Shown in a video posted Friday on the tabloid's website, the diminutive Alfie takes the newborn girl in his arms. Asked what he would do to support the child financially, Alfie replies in a small, high-pitched voice: "What's financially?"

The girl was taking birth control pills but missed one, the newspaper reported. Friends and relatives left the family home near Eastbourne, about 110 kilometres southeast of London on Friday without speaking to reporters gathered outside. The teenagers could not immediately be contacted.

The Sun did not say whether any tests were conducted to prove the boy's paternity. The paper did not offer any immediate comment when asked whether it had paid the family for the story. Police and child services in Eastbourne, in southeast England, said in a statement that they were "aware of a 14-year-old girl that had become pregnant as the result of a relationship with a 12-year-old boy," adding that they were offering support to both young people.

Alfie's front page picture has sparked renewed debate about teen pregnancy in Britain. The country has one of the highest teen pregnancy rates in Europe, and government figures show that about 39,000 girls under age 18 became pregnant in 2006. More than 7,000 of those girls were younger than 16.

"I don't know the individual details of the case, but of course I think all of us would want to avoid teenage pregnancies," Prime Minister Gordon Brown said Friday. Britain had 27 births per 1,000 women aged 15 to 19 between 2000 and 2005, according to a report published by Population Action International. Comparable figures are 10 per 1,000 for Spain, eight per 1,000 for France and five in 1,000 for the Netherlands.

Britain's teen pregnancy rate, however, is still far below that of the United States, which registers 44 births per 1,000 women aged 15-19 and are more line with English-speaking countries such as Australia and New Zealand, which respectively have 17 and 27 births per 1,000 women between 15 and 19, according to the report. In Canada, the rate was 32 per 1,000 women between 15 and 19 in 2003, but that had dropped to 11 per 1,000 by 2005.

Britain's reputation as Europe's teen pregnancy capital has been an embarrassment to politicians. In 1999, then-prime minister Tony Blair described Britain's record on pregnancies as shameful and vowed to turn it around. "Put simply, you are still a child when you are 14 and, in a civilized society, children should not be having children," he said at the time.
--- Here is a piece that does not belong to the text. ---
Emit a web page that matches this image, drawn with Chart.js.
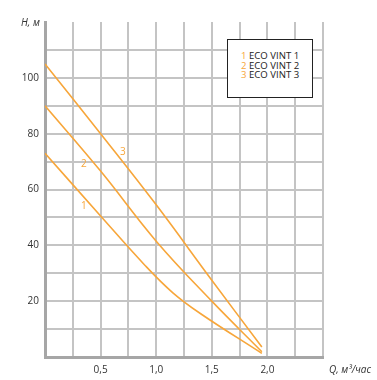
<!DOCTYPE html>
<html>
<head>
<meta charset="utf-8">
<script src="https://cdn.jsdelivr.net/npm/chart.js@4.4.1/dist/chart.umd.min.js"></script>
<style>
  html, body { margin: 0; padding: 0; background: #fff; }
  #wrap { position: relative; width: 377px; height: 380px; font-family: "Open Sans", sans-serif; }
  canvas { position: absolute; left: 0; top: 0; }
  .axt { position: absolute; font-style: italic; font-size: 10px; color: #333; white-space: nowrap; line-height: 12px; }
  #legend { position: absolute; left: 227px; top: 39px; width: 84px; height: 57px; border: 1px solid #222; background: #fff;
            font-size: 9.6px; color: #222; line-height: 9.5px; box-sizing: content-box; }
  #legend div { padding-left: 13px; white-space: nowrap; }
  #legend span { color: #f7a63a; }
</style>
</head>
<body>
<div id="wrap">
  <canvas id="c" width="377" height="380"></canvas>
  <div class="axt" style="left:21px; top:16px;">H, м</div>
  <div class="axt" style="left:329px; top:363px;">Q, м³/час</div>
  <div id="legend"></div>
</div>
<script>
// ---- data ----
const seriesNames = ["ECO VINT 1", "ECO VINT 2", "ECO VINT 3"];
const seriesIds = ["1", "2", "3"];
const q1 = [0, 0.5, 0.9, 1.15, 1.4, 1.95];
const h1 = [73, 50.5, 32.8, 23, 15.5, 1.3];
const q2 = [0, 0.5, 1.0, 1.5, 1.95];
const h2 = [90, 66.6, 41.5, 20, 1.9];
const q3 = [0, 0.5, 1.0, 1.5, 1.95];
const h3 = [105, 80, 54.5, 27.5, 3.6];
// label anchor points for curve numbers (data coords)
const labelQ = [0.35, 0.35, 0.70];
const labelH = [54, 69.2, 73.3];
const xTickLabels = [0.5, 1.0, 1.5, 2.0];
const yTickLabels = [20, 40, 60, 80, 100];

const ORANGE = '#f7a63a';
const GRID = '#c4c4c4';
const AXIS = '#a6a6a6';

function pts(q, h) { return q.map((v, i) => ({ x: v, y: h[i] })); }
const allQ = [q1, q2, q3], allH = [h1, h2, h3];

// legend
const leg = document.getElementById('legend');
leg.style.paddingTop = '11px';
leg.style.height = '46px';
seriesNames.forEach((n, i) => {
  const d = document.createElement('div');
  d.innerHTML = '<span>' + seriesIds[i] + '</span> ' + n;
  leg.appendChild(d);
});

const curveLabels = {
  id: 'curveLabels',
  afterDatasetsDraw(chart) {
    const { ctx, scales: { x, y } } = chart;
    ctx.save();
    ctx.fillStyle = ORANGE;
    ctx.font = '10px "Open Sans"';
    ctx.textAlign = 'center';
    ctx.textBaseline = 'middle';
    seriesIds.forEach((id, i) => {
      ctx.fillText(id, x.getPixelForValue(labelQ[i]), y.getPixelForValue(labelH[i]));
    });
    ctx.restore();
  }
};

new Chart(document.getElementById('c'), {
  type: 'line',
  data: {
    datasets: allQ.map((q, i) => ({
      label: seriesNames[i],
      data: pts(q, allH[i]),
      borderColor: ORANGE,
      borderWidth: 1.6,
      pointRadius: 0,
      fill: false,
      tension: 0.4
    }))
  },
  options: {
    responsive: false,
    devicePixelRatio: 1,
    animation: false,
    layout: { padding: { left: 0, right: 54, top: 22, bottom: 0 } },
    plugins: { legend: { display: false }, tooltip: { enabled: false } },
    scales: {
      x: {
        type: 'linear', min: 0, max: 2.5,
        afterBuildTicks(s) { s.ticks = []; for (let i = 0; i <= 10; i++) s.ticks.push({ value: i * 0.25 }); },
        afterFit(s) { s.height = 23; },
        grid: { color: GRID, lineWidth: 2, drawTicks: false },
        border: { color: AXIS, width: 3 },
        ticks: {
          padding: 7,
          maxRotation: 0,
          autoSkip: false,
          color: '#333',
          font: { family: 'Open Sans', size: 10 },
          callback(v) {
            const ok = xTickLabels.some(t => Math.abs(t - v) < 1e-6);
            return ok ? v.toFixed(1).replace('.', ',') : '';
          }
        }
      },
      y: {
        type: 'linear', min: 0, max: 120,
        afterBuildTicks(s) { s.ticks = []; for (let i = 0; i <= 12; i++) s.ticks.push({ value: i * 10 }); },
        afterFit(s) { s.width = 45; },
        grid: {
          color: (c) => (c.tick && c.tick.value === 120) ? 'rgba(0,0,0,0)' : GRID,
          lineWidth: 2, drawTicks: false
        },
        border: { color: AXIS, width: 3 },
        ticks: {
          padding: 6,
          autoSkip: false,
          color: '#333',
          font: { family: 'Open Sans', size: 10 },
          callback(v) { return yTickLabels.includes(v) ? String(v) : ''; }
        }
      }
    }
  },
  plugins: [curveLabels]
});
</script>
</body>
</html>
The government has since poured millions of dollars into advertising and educational campaigns. Brook, a U.K. group that provides sexual health advice to people under 25, says teen pregnancies have fallen by about 12 per cent since 1998, but that more had to be done.

"It can be easy to concentrate on young women but young men need as much support and information," Brook's chief executive, Simon Blake, said. In a move last year to tackle the high teen pregnancy rate, British education officials announced they would start introducing sex education earlier in English schools. Beginning next year, children in grades as low as kindergarten will be given basic sex education.
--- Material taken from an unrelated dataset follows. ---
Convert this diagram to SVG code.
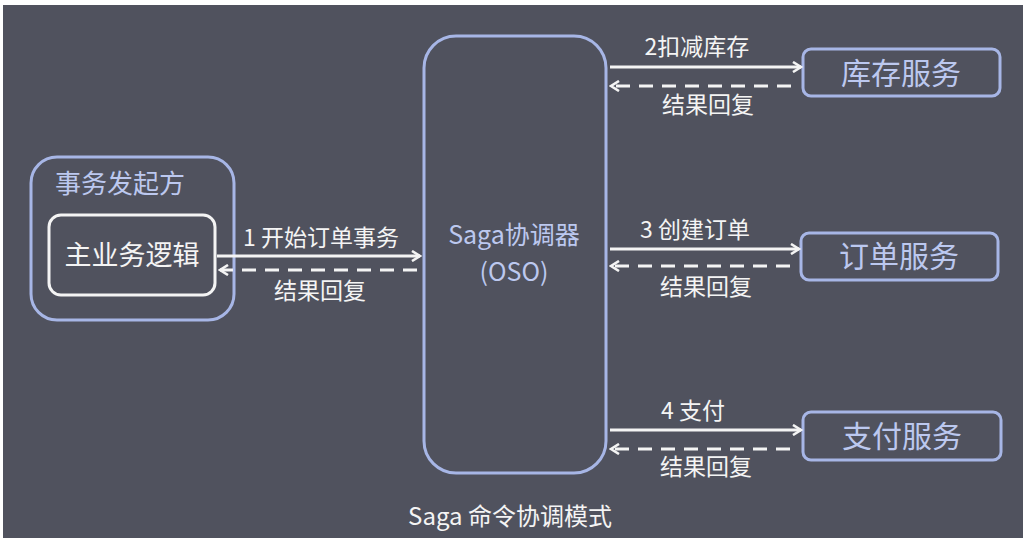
<svg xmlns="http://www.w3.org/2000/svg" width="1023" height="546" viewBox="0 0 1023 546">
<defs>
<style>
.t{font-family:"Microsoft YaHei","Noto Sans CJK SC","Noto Sans",sans-serif;}
.blue{fill:#bcc8ef;}
.white{fill:#f4f4f4;}
.box{fill:none;stroke:#a7b6e6;stroke-width:3;}
.solid{stroke:#f4f4f4;stroke-width:3;fill:none;}
.dash{stroke:#f4f4f4;stroke-width:3;fill:none;stroke-dasharray:14 9;}
.lbl{font-size:23px;text-anchor:middle;}
.svc{font-size:30px;text-anchor:middle;}
</style>
<marker id="ah" viewBox="0 0 12 12" refX="10" refY="6" markerWidth="12" markerHeight="12" markerUnits="userSpaceOnUse" orient="auto">
<path d="M2,1 L10,6 L2,11" fill="none" stroke="#f4f4f4" stroke-width="2.6" stroke-linejoin="miter"/>
</marker>
</defs>
<rect x="0" y="0" width="1023" height="546" fill="#ffffff"/>
<rect x="3" y="5" width="1020" height="533" fill="#50525e"/>

<g id="initiator">
<rect x="31" y="157" width="203" height="163" rx="26" class="box"/>
<text x="55" y="193" class="t blue" font-size="26">事务发起方</text>
</g>
<g id="main-logic">
<rect x="49" y="215" width="166" height="80" rx="12" fill="none" stroke="#f4f4f4" stroke-width="3"/>
<text x="132" y="265" class="t white" font-size="27" text-anchor="middle">主业务逻辑</text>
</g>
<g id="saga">
<rect x="424" y="36" width="182" height="437" rx="32" class="box"/>
<text x="514" y="244" class="t blue" font-size="25" text-anchor="middle">Saga协调器</text>
<text x="514" y="281" class="t blue" font-size="25" text-anchor="middle">(OSO)</text>
</g>
<g id="inventory">
<rect x="803" y="49" width="197" height="47" rx="8" class="box"/>
<text x="901" y="84" class="t blue svc">库存服务</text>
</g>
<g id="order">
<rect x="801" y="233" width="197" height="47" rx="8" class="box"/>
<text x="899" y="267" class="t blue svc">订单服务</text>
</g>
<g id="payment">
<rect x="803" y="412" width="198" height="48" rx="8" class="box"/>
<text x="902" y="447" class="t blue svc">支付服务</text>
</g>

<g id="connectors">
<line x1="217" y1="256" x2="420" y2="256" class="solid" marker-end="url(#ah)"/>
<line x1="417" y1="270" x2="220" y2="270" class="dash" marker-end="url(#ah)"/>
<line x1="610" y1="67" x2="801" y2="67" class="solid" marker-end="url(#ah)"/>
<line x1="791" y1="86" x2="611" y2="86" class="dash" marker-end="url(#ah)"/>
<line x1="610" y1="249" x2="799" y2="249" class="solid" marker-end="url(#ah)"/>
<line x1="790" y1="266" x2="611" y2="266" class="dash" marker-end="url(#ah)"/>
<line x1="610" y1="430" x2="801" y2="430" class="solid" marker-end="url(#ah)"/>
<line x1="790" y1="449" x2="611" y2="449" class="dash" marker-end="url(#ah)"/>
</g>

<g id="labels">
<text x="321" y="246" class="t white lbl">1 开始订单事务</text>
<text x="320" y="299" class="t white lbl">结果回复</text>
<text x="697" y="55" class="t white lbl">2扣减库存</text>
<text x="708" y="113" class="t white lbl">结果回复</text>
<text x="695" y="238" class="t white lbl">3 创建订单</text>
<text x="706" y="295" class="t white lbl">结果回复</text>
<text x="693" y="419" class="t white lbl">4 支付</text>
<text x="706" y="475" class="t white lbl">结果回复</text>
<text x="510" y="525" class="t white" font-size="24" text-anchor="middle">Saga 命令协调模式</text>
</g>
</svg>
Tony Kerridge, of the sexual health group Marie Stopes International, praised the move, but local legislator Nigel Waterson said the pregnancy raised "huge questions" about whether British children were being educated about sex - at the expense of learning about healthy relationships.

Chantelle and Alfie have reportedly pledged to raise the child as best they can. "We know we made a mistake but I wouldn't change it now," Chantelle was quoted by the Sun as saying. Alfie's father, Dennis - who reportedly has nine children - said his son told him it was the first time he had sex. He was reportedly allowed to sleep over at the girl's house.

"It hasn't really dawned on him," Patten, 45, was quoted as saying in the paper. "I will talk to him again and it will be the birds and bees talk," he said. "Some may say it's too late but he needs to understand so there is not another baby." Britain's youngest-known father was said to be a 12-year-old boy in a suburb north of London who impregnated a young neighbour in 1998.